Report every line from the material that contains the word "matplotlib".
***** Material provided *****
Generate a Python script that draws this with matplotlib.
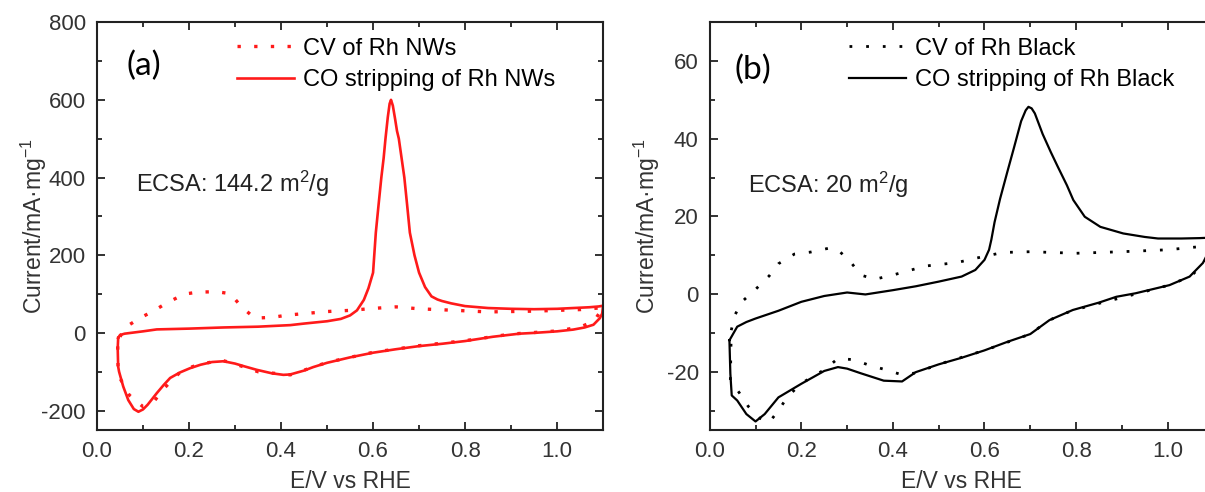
import numpy as np
import matplotlib
matplotlib.use("Agg")
import matplotlib.pyplot as plt
from matplotlib.ticker import MultipleLocator

plt.rcParams['font.family'] = ['Liberation Sans', 'DejaVu Sans']
plt.rcParams['mathtext.fontset'] = 'custom'
plt.rcParams['mathtext.rm'] = 'Liberation Sans'
plt.rcParams['mathtext.it'] = 'Liberation Sans:italic'
plt.rcParams['axes.unicode_minus'] = False

# ---- Rh NWs: CO stripping (forward + reverse sweep) ----
nw_co_fwd_x = [0.046, 0.05, 0.06, 0.08, 0.10, 0.13, 0.20, 0.275, 0.35, 0.42, 0.45,
               0.50, 0.53, 0.55, 0.565, 0.58, 0.59, 0.60, 0.606, 0.612, 0.618, 0.623,
               0.627, 0.632, 0.636, 0.639, 0.643, 0.648, 0.652, 0.656, 0.662, 0.668,
               0.674, 0.68, 0.69, 0.70, 0.713, 0.727, 0.74, 0.75, 0.77, 0.80, 0.85,
               0.90, 0.95, 1.00, 1.035, 1.07, 1.09, 1.10]
nw_co_fwd_y = [-13, -5.5, -2, 1, 4, 9, 11, 14, 16, 20, 24,
               30, 36, 45, 58, 85, 115, 155, 258, 330, 400, 450,
               500, 555, 590, 600, 585, 550, 520, 500, 450, 400,
               330, 258, 200, 155, 118, 94, 86, 82, 76, 69, 64,
               62, 61, 62, 64, 66, 68, 70]
nw_co_rev_x = [1.10, 1.098, 1.093, 1.079, 1.06, 1.035, 1.00, 0.95, 0.918, 0.86, 0.80,
               0.75, 0.70, 0.65, 0.60, 0.55, 0.50, 0.47, 0.45, 0.42, 0.405, 0.38, 0.347,
               0.32, 0.30, 0.275, 0.25, 0.225, 0.202, 0.18, 0.159, 0.145, 0.13, 0.11,
               0.10, 0.09, 0.08, 0.068, 0.057, 0.048, 0.046, 0.045, 0.046]
nw_co_rev_y = [70, 50, 38, 21, 14, 8.5, 4, 0, -2, -10, -21,
               -28, -34, -42, -51, -63, -77, -88, -97, -107, -108, -104, -95,
               -86, -79, -73, -75, -82, -91, -102, -116, -134, -155, -185,
               -197, -203, -196, -173, -138, -100, -87, -40, -13]

# ---- Rh NWs: blank CV ----
nw_cv_x = [0.05, 0.061, 0.093, 0.122, 0.153, 0.19, 0.22, 0.26, 0.29, 0.314, 0.343, 0.38,
           0.416, 0.50, 0.55, 0.60, 0.65, 0.70, 0.78, 0.85, 0.95, 1.05, 1.10,
           1.08, 1.05, 1.00, 0.90, 0.80, 0.70, 0.60, 0.50, 0.42, 0.35, 0.30, 0.27,
           0.22, 0.185, 0.148, 0.126, 0.10, 0.07, 0.046, 0.045, 0.05]
nw_cv_y = [-10, 14, 38, 56, 78, 100, 105, 106, 101, 67, 38, 40,
           46, 55, 58, 63, 67, 62, 58, 54, 56, 60, 65,
           30, 15, 5, -3, -20, -33, -50, -76, -108, -100, -80, -70,
           -82, -96, -140, -173, -190, -160, -108, -30, -10]

# ---- Rh Black: CO stripping ----
bk_co_fwd_x = [0.043, 0.045, 0.06, 0.08, 0.10, 0.15, 0.20, 0.25, 0.30, 0.34, 0.40,
               0.45, 0.50, 0.55, 0.58, 0.60, 0.61, 0.615, 0.622, 0.634, 0.65, 0.664,
               0.68, 0.69, 0.696, 0.703, 0.71, 0.727, 0.745, 0.76, 0.78, 0.794, 0.819,
               0.853, 0.903, 0.95, 0.979, 1.03, 1.07, 1.09, 1.10]
bk_co_fwd_y = [-11.9, -11.5, -8.4, -7.2, -6.3, -4.3, -2.0, -0.5, 0.4, -0.1, 1.0,
               2.0, 3.2, 4.5, 6.2, 8.8, 11.4, 14.0, 18.5, 24.5, 31.5, 37.5,
               44.5, 47.3, 48.2, 47.8, 46.5, 41.2, 36.5, 32.8, 28.0, 24.2, 19.9,
               17.3, 15.6, 14.7, 14.3, 14.3, 14.4, 14.5, 14.6]
bk_co_rev_x = [1.10, 1.09, 1.077, 1.048, 1.004, 0.93, 0.888, 0.85, 0.793, 0.742, 0.70,
               0.65, 0.60, 0.55, 0.50, 0.45, 0.42, 0.38, 0.33, 0.30, 0.28, 0.25,
               0.20, 0.15, 0.12, 0.10, 0.08, 0.06, 0.048, 0.045, 0.043]
bk_co_rev_y = [14.6, 11.0, 8.0, 4.5, 2.3, 0.2, -0.7, -2.2, -4.1, -6.7, -10.3,
               -12.3, -14.5, -16.4, -18.1, -20.1, -22.5, -22.3, -20.4, -19.2, -18.8, -19.8,
               -23.1, -26.6, -30.9, -32.8, -30.9, -27.4, -26.1, -20.5, -11.9]

# ---- Rh Black: blank CV ----
bk_cv_x = [0.047, 0.055, 0.07, 0.10, 0.13, 0.15, 0.185, 0.22, 0.26, 0.28, 0.31, 0.33,
           0.36, 0.40, 0.44, 0.47, 0.54, 0.58, 0.64, 0.70, 0.80, 0.90, 1.00, 1.07, 1.10,
           1.08, 1.05, 1.00, 0.93, 0.85, 0.79, 0.74, 0.70, 0.60, 0.50, 0.45, 0.42,
           0.385, 0.35, 0.315, 0.28, 0.25, 0.20, 0.17, 0.15, 0.13, 0.11, 0.084, 0.065,
           0.045, 0.047]
bk_cv_y = [-9.3, -5.4, -2.0, 1.2, 4.7, 7.8, 10.3, 10.8, 11.8, 11.4, 7.9, 4.9,
           3.8, 4.9, 6.2, 7.2, 8.1, 9.2, 10.7, 10.9, 10.5, 10.9, 11.4, 12.2, 12.8,
           8.0, 4.5, 2.2, 0.0, -2.4, -4.3, -6.8, -10.3, -14.5, -18.1, -20.3, -20.8,
           -19.5, -18.4, -16.9, -16.6, -19.5, -23.0, -26.4, -30.0, -33.0, -32.0, -28.9, -25.5,
           -22.2, -9.3]

fig = plt.figure(figsize=(12.05, 4.92), dpi=100)
ax1 = fig.add_axes([0.0805, 0.126, 0.42, 0.829])
ax2 = fig.add_axes([0.589, 0.126, 0.418, 0.829])

RED = '#ff1a1a'
TICK_FS = 16
LABEL_FS = 16.5
LEG_FS = 17
TAG_FONT = ['Lato', 'DejaVu Sans']


def style_axes(ax, ymajor, yminor):
    ax.xaxis.set_major_locator(MultipleLocator(0.2))
    ax.xaxis.set_minor_locator(MultipleLocator(0.1))
    ax.yaxis.set_major_locator(MultipleLocator(ymajor))
    ax.yaxis.set_minor_locator(MultipleLocator(yminor))
    ax.tick_params(which='both', direction='in', top=True, right=True,
                   labelsize=TICK_FS, colors='#222222', labelcolor='#333333', width=1.3)
    ax.tick_params(which='major', length=6, pad=8)
    ax.tick_params(which='minor', length=3.5)
    for s in ax.spines.values():
        s.set_linewidth(1.5)
        s.set_color('#222222')
    ax.set_xlabel('E/V vs RHE', fontsize=LABEL_FS, color='#333333', labelpad=6)
    ax.set_ylabel('Current/mA·mg$^{-1}$', fontsize=LABEL_FS, color='#333333')
    ax.yaxis.set_label_coords(-0.094, 0.5)


def add_legend(ax):
    ax.legend(loc='upper left', bbox_to_anchor=(0.277, 0.962), frameon=False,
              fontsize=LEG_FS, handlelength=2.4, handletextpad=0.38,
              labelspacing=0.4, borderpad=0, borderaxespad=0)


# panel (a)
ax1.plot(nw_cv_x, nw_cv_y, color=RED, lw=2.4, ls=(0, (1, 4)), label='CV of Rh NWs')
ax1.plot(nw_co_fwd_x + nw_co_rev_x, nw_co_fwd_y + nw_co_rev_y, color=RED, lw=1.9,
         label='CO stripping of Rh NWs')
ax1.set_xlim(0.0, 1.1)
ax1.set_ylim(-250, 800)
style_axes(ax1, 200, 100)
ax1.text(0.102, 687, '(a)', fontsize=24, ha='center', va='center', family=TAG_FONT)
ax1.text(0.085, 384, 'ECSA: 144.2 m$^2$/g', fontsize=17, ha='left', va='center', color='#222222')
add_legend(ax1)

# panel (b)
ax2.plot(bk_cv_x, bk_cv_y, color='black', lw=2.0, ls=(0, (1, 5)), label='CV of Rh Black')
ax2.plot(bk_co_fwd_x + bk_co_rev_x, bk_co_fwd_y + bk_co_rev_y, color='black', lw=1.6,
         label='CO stripping of Rh Black')
ax2.set_xlim(0.0, 1.1)
ax2.set_ylim(-35, 70)
style_axes(ax2, 20, 10)
ax2.text(0.094, 57.6, '(b)', fontsize=24, ha='center', va='center', family=TAG_FONT)
ax2.text(0.084, 28, 'ECSA: 20 m$^2$/g', fontsize=17, ha='left', va='center', color='#222222')
add_legend(ax2)

fig.savefig('out.png', dpi=100)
*****
[Full solution]:
Generate a Python script that draws this with matplotlib.
import matplotlib
matplotlib.use("Agg")
import matplotlib.pyplot as plt
from matplotlib.ticker import MultipleLocator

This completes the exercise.